How Much Automation Can Really Achieve: Insights from Studies and Practice
Several studies have investigated the proportion of barriers that automated tools can actually detect. A comprehensive analysis by accessibility software provider Deque Systems found in 2024 that its automated tests could identify approximately 57 percent of all accessibility problems in real audits. With AI support, the company claims to have achieved as much as 80 percent.
Accessibility practitioners see the effectiveness of automated tools as significantly more limited, estimating that only 20 to 40 percent of potential barriers can be technically detected. Several experts, including Adrian Roselli and Steven Faulkner, report from extensive field tests that automated checks detect only 4 to 10 percent of actual problems.

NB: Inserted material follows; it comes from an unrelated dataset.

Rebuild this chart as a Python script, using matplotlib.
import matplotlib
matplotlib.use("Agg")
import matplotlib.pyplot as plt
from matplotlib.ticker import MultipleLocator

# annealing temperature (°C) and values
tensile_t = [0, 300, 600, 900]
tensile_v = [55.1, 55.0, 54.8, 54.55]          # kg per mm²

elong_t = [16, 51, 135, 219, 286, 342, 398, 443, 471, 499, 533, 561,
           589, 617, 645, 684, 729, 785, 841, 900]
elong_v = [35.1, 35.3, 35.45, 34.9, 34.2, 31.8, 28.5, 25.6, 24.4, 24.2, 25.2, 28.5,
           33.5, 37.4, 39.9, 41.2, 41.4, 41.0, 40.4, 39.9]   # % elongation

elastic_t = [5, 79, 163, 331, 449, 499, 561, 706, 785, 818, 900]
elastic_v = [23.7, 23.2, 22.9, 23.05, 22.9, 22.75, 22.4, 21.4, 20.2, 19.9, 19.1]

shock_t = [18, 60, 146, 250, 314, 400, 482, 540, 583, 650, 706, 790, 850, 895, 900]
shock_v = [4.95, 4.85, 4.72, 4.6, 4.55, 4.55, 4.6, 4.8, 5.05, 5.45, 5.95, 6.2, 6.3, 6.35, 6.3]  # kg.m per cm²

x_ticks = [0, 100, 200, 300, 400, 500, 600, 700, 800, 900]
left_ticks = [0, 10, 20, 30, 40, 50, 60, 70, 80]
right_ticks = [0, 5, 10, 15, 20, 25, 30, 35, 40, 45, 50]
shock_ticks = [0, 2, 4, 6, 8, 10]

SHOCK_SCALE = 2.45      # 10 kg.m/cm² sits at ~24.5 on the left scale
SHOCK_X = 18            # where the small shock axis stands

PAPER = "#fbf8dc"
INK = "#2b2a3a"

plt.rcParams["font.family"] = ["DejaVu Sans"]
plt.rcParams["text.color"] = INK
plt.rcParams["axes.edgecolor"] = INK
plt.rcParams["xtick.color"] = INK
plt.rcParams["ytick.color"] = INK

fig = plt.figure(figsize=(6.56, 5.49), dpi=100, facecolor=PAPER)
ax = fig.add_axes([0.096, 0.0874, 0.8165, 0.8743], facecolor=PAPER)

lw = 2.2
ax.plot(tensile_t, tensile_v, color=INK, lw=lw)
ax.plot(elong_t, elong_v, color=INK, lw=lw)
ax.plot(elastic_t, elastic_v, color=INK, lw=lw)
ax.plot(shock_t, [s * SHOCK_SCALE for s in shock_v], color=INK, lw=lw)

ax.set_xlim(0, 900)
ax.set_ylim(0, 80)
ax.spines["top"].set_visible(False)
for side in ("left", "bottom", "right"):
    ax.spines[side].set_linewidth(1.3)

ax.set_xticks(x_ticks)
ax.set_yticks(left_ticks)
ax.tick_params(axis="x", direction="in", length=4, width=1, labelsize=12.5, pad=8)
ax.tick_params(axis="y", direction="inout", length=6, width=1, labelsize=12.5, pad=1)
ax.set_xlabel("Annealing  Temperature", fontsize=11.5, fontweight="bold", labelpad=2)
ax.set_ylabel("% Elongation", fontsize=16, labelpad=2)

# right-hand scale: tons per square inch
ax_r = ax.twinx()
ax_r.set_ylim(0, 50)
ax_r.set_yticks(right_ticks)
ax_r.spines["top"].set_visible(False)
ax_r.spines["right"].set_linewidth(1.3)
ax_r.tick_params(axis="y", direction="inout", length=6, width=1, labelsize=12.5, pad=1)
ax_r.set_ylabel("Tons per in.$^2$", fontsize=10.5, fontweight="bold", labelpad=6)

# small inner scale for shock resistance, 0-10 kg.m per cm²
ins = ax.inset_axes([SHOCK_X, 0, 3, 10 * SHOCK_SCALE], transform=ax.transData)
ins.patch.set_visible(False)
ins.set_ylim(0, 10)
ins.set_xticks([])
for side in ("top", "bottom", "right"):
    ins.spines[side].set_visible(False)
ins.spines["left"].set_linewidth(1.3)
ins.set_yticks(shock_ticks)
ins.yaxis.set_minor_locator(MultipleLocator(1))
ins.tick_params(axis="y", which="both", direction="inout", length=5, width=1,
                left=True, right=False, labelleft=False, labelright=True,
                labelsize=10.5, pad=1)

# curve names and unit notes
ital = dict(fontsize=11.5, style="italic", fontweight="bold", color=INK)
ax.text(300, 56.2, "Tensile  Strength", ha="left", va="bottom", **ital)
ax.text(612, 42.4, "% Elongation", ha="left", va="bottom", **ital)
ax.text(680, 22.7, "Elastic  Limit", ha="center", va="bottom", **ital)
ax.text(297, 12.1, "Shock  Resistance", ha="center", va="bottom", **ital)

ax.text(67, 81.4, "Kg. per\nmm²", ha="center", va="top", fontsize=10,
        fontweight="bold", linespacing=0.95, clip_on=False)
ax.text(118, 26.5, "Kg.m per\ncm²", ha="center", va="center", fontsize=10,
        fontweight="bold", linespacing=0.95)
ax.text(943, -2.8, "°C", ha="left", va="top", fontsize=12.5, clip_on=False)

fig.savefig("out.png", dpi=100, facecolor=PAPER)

What explains this discrepancy in estimates? Of course, the figures from the marketing department and independent accessibility consultancies differ because they pursue different goals. The intentionally inserted bugs that the test pages contain also differ, and thus the test results. WCAG versions (Web Content Accessibility Guidelines), tools used – all of this leads to high variance in estimates.
Despite the differences, these figures clearly show that existing tools cannot yet fully assess whether a website is accessible. Even formal checking of WCAG criteria is not yet 100 percent automatable.

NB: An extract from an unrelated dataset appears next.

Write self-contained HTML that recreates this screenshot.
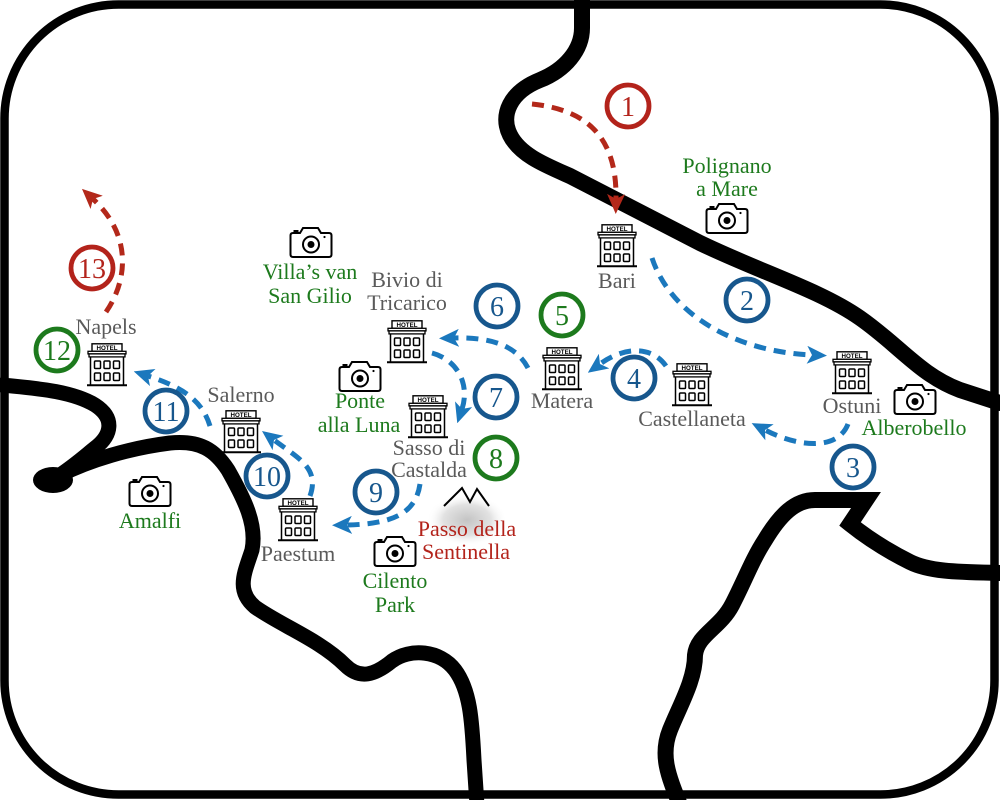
<!DOCTYPE html>
<html>
<head>
<meta charset="utf-8">
<style>
html,body{margin:0;padding:0;background:#fff;}
svg{display:block;}
.lbl{font-family:"Liberation Serif",serif;font-size:22px;text-anchor:middle;}
.g{fill:#5a5a5a;}
.gr{fill:#1d7a1d;}
.rd{fill:#b3231b;}
.num{font-family:"Liberation Serif",serif;font-size:28px;text-anchor:middle;}
.ht{font-family:"Liberation Sans",sans-serif;font-size:6.2px;font-weight:bold;text-anchor:middle;fill:#000;}
</style>
</head>
<body>
<svg width="1000" height="800" viewBox="0 0 1000 800" xmlns="http://www.w3.org/2000/svg">
<defs>
  <symbol id="hotel" viewBox="0 0 40 44" width="40" height="44" overflow="visible">
    <rect x="5" y="0.8" width="30" height="7.5" fill="#fff" stroke="#000" stroke-width="1.4"/>
    <rect x="1" y="8.3" width="38" height="2.6" fill="#fff" stroke="#000" stroke-width="1.3"/>
    <rect x="2" y="10.9" width="36" height="3" fill="#fff" stroke="#000" stroke-width="1.3"/>
    <path d="M3.5 13.9 V42 M36.5 13.9 V42" stroke="#000" stroke-width="1.5" fill="none"/>
    <path d="M0 42.3 H40" stroke="#000" stroke-width="2" fill="none"/>
    <g fill="none" stroke="#000" stroke-width="1.5">
      <rect x="7.5" y="18" width="6" height="7.5" rx="1"/>
      <rect x="17" y="18" width="6" height="7.5" rx="1"/>
      <rect x="26.5" y="18" width="6" height="7.5" rx="1"/>
      <rect x="7.5" y="30" width="6" height="7.5" rx="1"/>
      <rect x="17" y="30" width="6" height="7.5" rx="1"/>
      <rect x="26.5" y="30" width="6" height="7.5" rx="1"/>
    </g>
  </symbol>
  <symbol id="cam" viewBox="0 0 44 32" width="44" height="32" overflow="visible">
    <path d="M4,7 H11 L14,2 H29 L32,7 H40 Q42.5,7 42.5,9.5 V28.5 Q42.5,31 40,31 H4 Q1.5,31 1.5,28.5 V9.5 Q1.5,7 4,7 Z" fill="#fff" stroke="#000" stroke-width="2"/>
    <rect x="4.5" y="4" width="5" height="3" fill="#000"/>
    <circle cx="22" cy="18.5" r="8" fill="none" stroke="#000" stroke-width="2"/>
    <circle cx="22" cy="18.5" r="3.5" fill="#000"/>
    <circle cx="35.5" cy="11" r="1.1" fill="#000"/>
  </symbol>
  <marker id="ab" viewBox="0 0 20 18" refX="5" refY="9" markerWidth="20" markerHeight="18" markerUnits="userSpaceOnUse" orient="auto">
    <path d="M0,0 L20,9 L0,18 L5,9 Z" fill="#1b78bd"/>
  </marker>
  <marker id="ar" viewBox="0 0 20 18" refX="5" refY="9" markerWidth="20" markerHeight="18" markerUnits="userSpaceOnUse" orient="auto">
    <path d="M0,0 L20,9 L0,18 L5,9 Z" fill="#b3281a"/>
  </marker>
  <radialGradient id="sh" cx="0.5" cy="0.5" r="0.5">
    <stop offset="0" stop-color="#c4c4c4"/>
    <stop offset="0.6" stop-color="#e2e2e2"/>
    <stop offset="1" stop-color="#ffffff" stop-opacity="0"/>
  </radialGradient>
</defs>

<rect x="0" y="0" width="1000" height="800" fill="#fff"/>

<!-- coastlines -->
<g fill="none" stroke="#000" stroke-linecap="round" stroke-linejoin="round">
  <path stroke-width="16" d="M582,-5 L582,28 C582,50 565,70 540,80 C510,92 500,115 510,135 C520,155 545,165 570,176 L700,243 C760,272 820,290 860,318 C900,346 920,375 960,390 L1000,403"/>
  <path stroke-width="15" d="M2,385 C30,388 70,390 95,405 C115,418 112,435 95,448 C85,456 75,465 60,475"/>
  <path stroke-width="15" d="M60,475 C90,460 130,448 170,443 C200,440 215,450 228,470 C245,500 257,525 252,550 C245,572 235,590 255,607 C280,625 320,640 345,665 C360,680 375,675 392,661 C410,648 440,650 455,670 C470,690 472,720 474,760 L477,805"/>
  <path stroke-width="16" stroke-linejoin="miter" stroke-miterlimit="6" d="M680,805 C668,775 660,755 670,730 C680,705 695,680 695,655 C697,635 720,628 732,605 C745,580 752,560 765,540 C780,515 795,500 815,500 L866,500 L850,524 C870,540 890,552 910,562 C930,572 960,572 1000,573"/>
</g>
<ellipse cx="53" cy="480" rx="20" ry="13" fill="#000"/>

<!-- frame -->
<rect x="4.5" y="4.5" width="990" height="790" rx="114" ry="114" fill="none" stroke="#000" stroke-width="8.5"/>

<!-- mountain shadow -->
<ellipse cx="467" cy="520" rx="40" ry="26" fill="url(#sh)"/>

<!-- arrows -->
<g fill="none" stroke-width="5" stroke-dasharray="12 8">
  <path stroke="#b3281a" marker-end="url(#ar)" d="M532,104 C590,110 617,140 616,199"/>
  <path stroke="#b3281a" marker-end="url(#ar)" d="M106,312 C128,280 132,235 93,199"/>
  <path stroke="#1b78bd" marker-end="url(#ab)" d="M652,258 C672,318 740,352 812,355"/>
  <path stroke="#1b78bd" marker-end="url(#ab)" d="M848,424 C838,450 800,448 765,430"/>
  <path stroke="#1b78bd" marker-end="url(#ab)" d="M666,366 C652,346 625,346 600,364"/>
  <path stroke="#1b78bd" marker-end="url(#ab)" d="M528,368 C516,345 490,337 454,338"/>
  <path stroke="#1b78bd" marker-end="url(#ab)" d="M432,353 C458,360 470,385 462,409"/>
  <path stroke="#1b78bd" marker-end="url(#ab)" d="M420,484 C416,512 395,524 347,525"/>
  <path stroke="#1b78bd" marker-end="url(#ab)" d="M310,496 C320,468 298,458 274,440"/>
  <path stroke="#1b78bd" marker-end="url(#ab)" d="M210,426 C202,400 182,387 148,376"/>
</g>

<!-- hotels -->
<use href="#hotel" x="597" y="224"/><text class="ht" x="617" y="230.8">HOTEL</text>
<use href="#hotel" x="832" y="351"/><text class="ht" x="852" y="357.8">HOTEL</text>
<use href="#hotel" x="672" y="363"/><text class="ht" x="692" y="369.8">HOTEL</text>
<use href="#hotel" x="542" y="347"/><text class="ht" x="562" y="353.8">HOTEL</text>
<use href="#hotel" x="387" y="320"/><text class="ht" x="407" y="326.8">HOTEL</text>
<use href="#hotel" x="408" y="395"/><text class="ht" x="428" y="401.8">HOTEL</text>
<use href="#hotel" x="278" y="498"/><text class="ht" x="298" y="504.8">HOTEL</text>
<use href="#hotel" x="221" y="410"/><text class="ht" x="241" y="416.8">HOTEL</text>
<use href="#hotel" x="87" y="343"/><text class="ht" x="107" y="349.8">HOTEL</text>

<!-- cameras -->
<use href="#cam" x="705" y="202"/>
<use href="#cam" x="289" y="226"/>
<use href="#cam" x="338" y="360"/>
<use href="#cam" x="893" y="383"/>
<use href="#cam" x="128" y="475"/>
<use href="#cam" x="373" y="535"/>

<!-- mountain -->
<path d="M444,506 L462,488 L470,502 L477,489 L489,506" fill="none" stroke="#000" stroke-width="2"/>

<!-- labels -->
<text class="lbl gr" x="727" y="173">Polignano</text>
<text class="lbl gr" x="727" y="196">a Mare</text>
<text class="lbl g" x="617" y="288">Bari</text>
<text class="lbl g" x="852" y="413">Ostuni</text>
<text class="lbl gr" x="914" y="435">Alberobello</text>
<text class="lbl g" x="692" y="426">Castellaneta</text>
<text class="lbl g" x="562" y="408">Matera</text>
<text class="lbl g" x="407" y="287">Bivio di</text>
<text class="lbl g" x="407" y="310">Tricarico</text>
<text class="lbl gr" x="310" y="279">Villa’s van</text>
<text class="lbl gr" x="310" y="303">San Gilio</text>
<text class="lbl gr" x="360" y="408">Ponte</text>
<text class="lbl gr" x="359" y="432">alla Luna</text>
<text class="lbl g" x="429" y="455">Sasso di</text>
<text class="lbl g" x="429" y="477">Castalda</text>
<text class="lbl rd" x="467" y="536">Passo della</text>
<text class="lbl rd" x="466" y="559">Sentinella</text>
<text class="lbl gr" x="395" y="588">Cilento</text>
<text class="lbl gr" x="395" y="612">Park</text>
<text class="lbl g" x="298" y="561">Paestum</text>
<text class="lbl gr" x="150" y="528">Amalfi</text>
<text class="lbl g" x="241" y="402">Salerno</text>
<text class="lbl g" x="106" y="334">Napels</text>

<!-- numbered circles -->
<g fill="#fff" stroke-width="4.8">
  <circle cx="628" cy="106" r="21" stroke="#b3231b"/>
  <circle cx="747" cy="300" r="21" stroke="#17578d"/>
  <circle cx="853" cy="467" r="21" stroke="#17578d"/>
  <circle cx="634" cy="378" r="21" stroke="#17578d"/>
  <circle cx="562" cy="315" r="21" stroke="#1d7a1d"/>
  <circle cx="497" cy="306" r="21" stroke="#17578d"/>
  <circle cx="496" cy="397" r="21" stroke="#17578d"/>
  <circle cx="496" cy="458" r="21" stroke="#1d7a1d"/>
  <circle cx="376" cy="492" r="21" stroke="#17578d"/>
  <circle cx="267" cy="476" r="21" stroke="#17578d"/>
  <circle cx="166" cy="411" r="21" stroke="#17578d"/>
  <circle cx="57" cy="350" r="21" stroke="#1d7a1d"/>
  <circle cx="92" cy="268" r="21" stroke="#b3231b"/>
</g>
<g class="num">
  <text x="628" y="116" fill="#b3231b">1</text>
  <text x="747" y="310" fill="#17578d">2</text>
  <text x="853" y="477" fill="#17578d">3</text>
  <text x="634" y="388" fill="#17578d">4</text>
  <text x="562" y="325" fill="#1d7a1d">5</text>
  <text x="497" y="316" fill="#17578d">6</text>
  <text x="496" y="407" fill="#17578d">7</text>
  <text x="496" y="468" fill="#1d7a1d">8</text>
  <text x="376" y="502" fill="#17578d">9</text>
  <text x="267" y="486" fill="#17578d">10</text>
  <text x="166" y="421" fill="#17578d">11</text>
  <text x="57" y="360" fill="#1d7a1d">12</text>
  <text x="92" y="278" fill="#b3231b">13</text>
</g>
</svg>
</body>
</html>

Typical Limitations and Case Studies
Even though accessibility requires much more than just blindly adhering to WCAG success criteria, these guidelines provide a solid checklist for getting started. The requirements they contain relate to both the technical and semantic aspects of content, meaning how it is programmatically made available and how clearly it is formulated.
Automated accessibility tools can primarily check structures, patterns, and technical properties. They detect missing attributes, incorrect roles, or syntactic errors – but they do not understand what content means, how users interact with an application, or how logically an interface is structured.
Therefore, it is worthwhile to look at the WCAG criteria from the following perspective: Which requirements relate not only to structures and the formal presence of certain elements, but also to aspects such as intuitive use, interpretation, context, and relevance? The focus is on the criteria of conformance levels A and AA (see info box), as they are legally required by all accessibility laws. The WCAG guidelines are based on the fundamental principles of web content accessibility – perceivable, operable, understandable, and robust. The examples in this article are grouped around these principles.
The Web Content Accessibility Guidelines (WCAG) are an international standard from the World Wide Web Consortium (W3C) for making web content accessible. They define testable success criteria based on four guiding principles: perceivable, operable, understandable, and robust.
WCAG distinguishes three conformance levels, which describe different levels of impact, effort, and technical complexity of the requirements:
- Level A
Requirements with a basic impact on accessibility and relatively low implementation effort. Without their fulfillment, usage is difficult or impossible for many people with disabilities (e.g., alternative texts for images, keyboard operability). - Level AA
Requirements with a high impact for a broad user group, addressing central barriers in the usage context, but requiring a higher level of design, editorial, and technical accessibility know-how (e.g., sufficient color contrast, understandable labels, consistent navigation).
This level is considered the benchmark legal standard in practice and is required by almost all accessibility laws. - Level AAA
Requirements with a very specific impact for individual user groups, involving high conceptual, technical, or organizational effort and therefore not realistically achievable for all content (e.g., sign language versions).